Huawei maintains growth amid shifting demand and AI push

Huawei maintains growth amid shifting demand and AI push

by Juan Pedro Tomás
Huawei

Huawei said it will continue to invest in areas including connectivity, computing, cloud, and AI, while building ecosystems around its Ascend and Kunpeng chips and HarmonyOS platform

In sum – what to know:

Stable growth – Revenue rose 2.2% to CNY880.9 billion, with net profit reaching CNY68 billion despite ongoing market and geopolitical pressures.

AI drive momentum – Computing linked to AI and intelligent automotive solutions (up 72.1%) are emerging as key growth engines.

Heavy R&D – Huawei invested 21.8% of its 2025 revenue in R&D, reinforcing long-term focus on core technologies and ecosystem control.

Chinese vendor Huawei has reported steady financial performance for 2025, with revenue reaching CNY880.9 billion ($126 billion), up 2.2% year-on-year, and net profit rising to CNY68 billion from CNY62.6 billion in 2024, as growth in AI-related computing and automotive solutions helped offset mixed results across other business lines.

The results reflect a company navigating shifting demand dynamics while maintaining a high level of investment in core technologies. Huawei said its performance was “in line with forecast,” with rotating chairwoman Meng Wanzhou emphasizing continuity in strategy despite external uncertainty.

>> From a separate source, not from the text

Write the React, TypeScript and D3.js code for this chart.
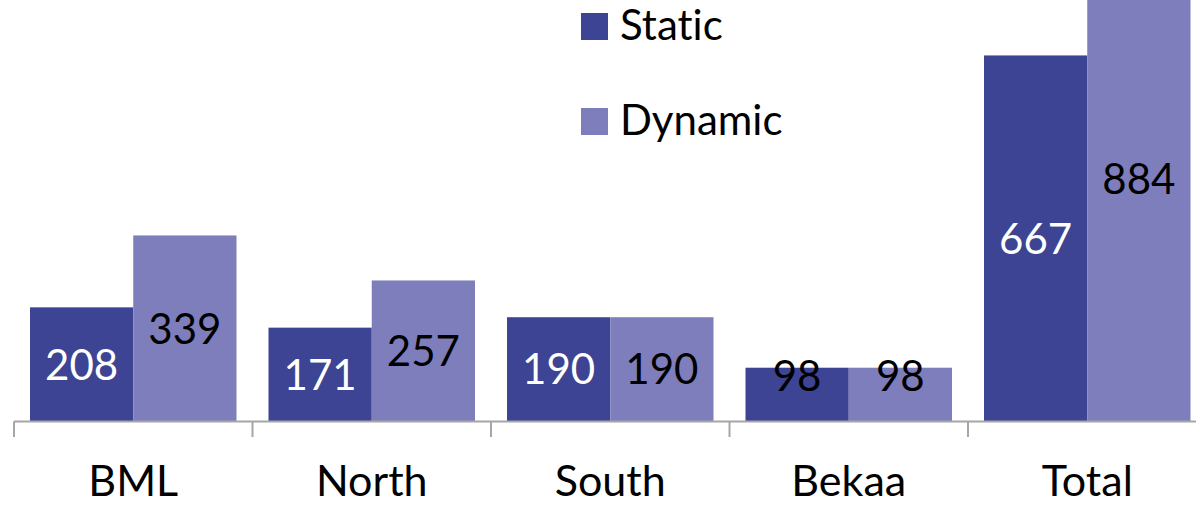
import React from 'react';
import * as d3 from 'd3';

const categories = ['BML', 'North', 'South', 'Bekaa', 'Total'];
const seriesNames = ['Static', 'Dynamic'];
const staticValues = [208, 171, 190, 98, 667];
const dynamicValues = [339, 257, 190, 98, 884];

const colors = ['#3C4493', '#7E7EBC'];
const W = 1196;
const H = 505;
const FONT = 'Lato, "Open Sans", sans-serif';

const App = () => {
    const baseY = 421.5;

    //  category bands, the last one runs past the right edge
    const x = d3.scaleBand<string>()
        .domain(categories)
        .range([14, 14 + 238.5 * categories.length]);

    const xSub = d3.scaleBand<string>()
        .domain(seriesNames)
        .range([16, x.bandwidth() - 16]);

    const y = d3.scaleLinear()
        .domain([0, 768])
        .range([baseY, 0]);

    const rows = categories.map((c, i) => ({
        category: c,
        values: [staticValues[i], dynamicValues[i]],
    }));

    return (
        <div style={{ position: 'fixed', left: 0, top: 0, width: W, height: H, background: '#fff' }}>
            <svg width={W} height={H} style={{ display: 'block', fontVariantLigatures: 'none' }} fontFamily={FONT}>
                {rows.map(row => (
                    <g key={row.category} transform={`translate(${x(row.category)},0)`}>
                        {row.values.map((v, j) => {
                            const top = y(v);
                            const h = baseY - top;
                            const bx = xSub(seriesNames[j]) as number;
                            //  small bars get their label pushed up near the top, like Excel does
                            const ly = h < 70 ? top + 8 : top + h / 2;
                            const fill = j === 0 && h >= 70 ? '#fff' : '#000';
                            return (
                                <g key={j}>
                                    <rect x={bx} y={top} width={xSub.bandwidth()} height={h} fill={colors[j]} />
                                    <text x={bx + xSub.bandwidth() / 2} y={ly} dy="0.36em"
                                        textAnchor="middle" fontSize={42} fill={fill}>{v}</text>
                                </g>
                            );
                        })}
                        <text x={x.bandwidth() / 2} y={496} textAnchor="middle" fontSize={43} fill="#000">
                            {row.category}
                        </text>
                    </g>
                ))}

                {/* x axis */}
                <line x1={14} x2={W} y1={baseY} y2={baseY} stroke="#A6A6A6" strokeWidth={2} />
                {categories.map(c => (
                    <line key={c} x1={x(c)} x2={x(c)} y1={baseY} y2={437} stroke="#A6A6A6" strokeWidth={2} />
                ))}

                {/* legend */}
                {seriesNames.map((s, i) => (
                    <g key={s} transform={`translate(581,${13 + i * 95})`}>
                        <rect width={27} height={27} fill={colors[i]} />
                        <text x={39} y={27} fontSize={42} fill="#000">{s}</text>
                    </g>
                ))}
            </svg>
        </div>
    );
};

export default App;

“Our connectivity business weathered the impact of industry investment cycles, while our computing business continued to seize opportunities in AI. Our consumer business worked to overcome formidable challenges, driving the HarmonyOS ecosystem to cross a new threshold in user experience,” Meng said.

Across business segments, Huawei’s ICT infrastructure unit generated CNY375 billion in revenue last year, up 2.6% year-on-year, while its consumer division rose 1.6% year-on-year to CNY344.5 billion.

The Chinese vendor said that 5G-Advanced (5G-A) networks have now entered large-scale commercial use, adding that user experience monetization has been deepening to stimulate business growth. . By the end of 2025, Huawei had helped carriers deploy over 180 5G networks worldwide, serving more than 1.5 billion 5G users.

“Our connectivity business weathered the impact of industry investment cycles, while our computing business continued to seize opportunities in AI. Our consumer business worked to overcome formidable challenges, driving the HarmonyOS ecosystem to cross a new threshold in user experience,” Meng said.

The vendor posted a strong growth in its intelligent automotive solutions unit, where revenue increased 72.1% to CNY45 billion, highlighting expanding activity in vehicle technology and software platforms.

Meanwhile, cloud computing revenue declined 3.5% year-on-year to CNY32.2 billion in 2025, indicating more competitive conditions in that segment even as enterprise demand for AI infrastructure continues to grow.

Huawei’s computing business, which includes AI-related infrastructure, is increasingly central to its strategy. Meng noted that the unit is beginning to capture opportunities linked to artificial intelligence, as enterprises shift from experimentation toward deployment.

On the consumer side, Huawei pointed to progress in its HarmonyOS ecosystem, which it said has reached a new stage of development. By the end of 2025, more than 36 million devices were running HarmonyOS 5 and 6, supported by over 10 million developers, according to the vendor.

The company spent CNY192.3 billion on research and development activities in 2025, equivalent to 21.8% of revenue, with a total of approximately CNY1.4 trillion invested over the past decade. The vendor had 114,000 employees working in the R&D division by the end of 2025. Huawei also reported 165,000 active patents and more than 260 licensing agreements as of the end of last year.

Looking ahead, Huawei said it will continue to invest in areas including connectivity, computing, cloud, and AI, while building ecosystems around its Ascend and Kunpeng chips and HarmonyOS platform.

At MWC 2026 in Barcelona, Huawei’s president of carrier business, Eric Yang, argued that artificial intelligence will fundamentally reshape telecom networks, services, and operations — and that carriers are uniquely positioned to capture that value.

“AI will become reliable, more and more reliable. And the ability will increase by 10 times. And there will be 900 billion agents, AI agents,” Yang said during his presentation.

Yang said operators must focus on three priorities: upgrading consumer and home services with AI to strengthen the core business; delivering consistent cross-device experiences to increase customer stickiness; and optimizing internal operations to improve efficiency before extending AI capabilities to other industries.

The Huawei executive described home broadband as a core opportunity. Using AI agents, customers could manage network performance via voice commands. For example, when home network quality degrades, an AI agent could prioritize latency-sensitive applications such as gaming, test the network automatically, and either resolve the issue or generate a maintenance ticket and schedule a service visit.

He pointed to Chinese operators already exploring such models, citing China Telecom as an example of upgrading VIP services with fiber-to-room packages combined with home AI agents.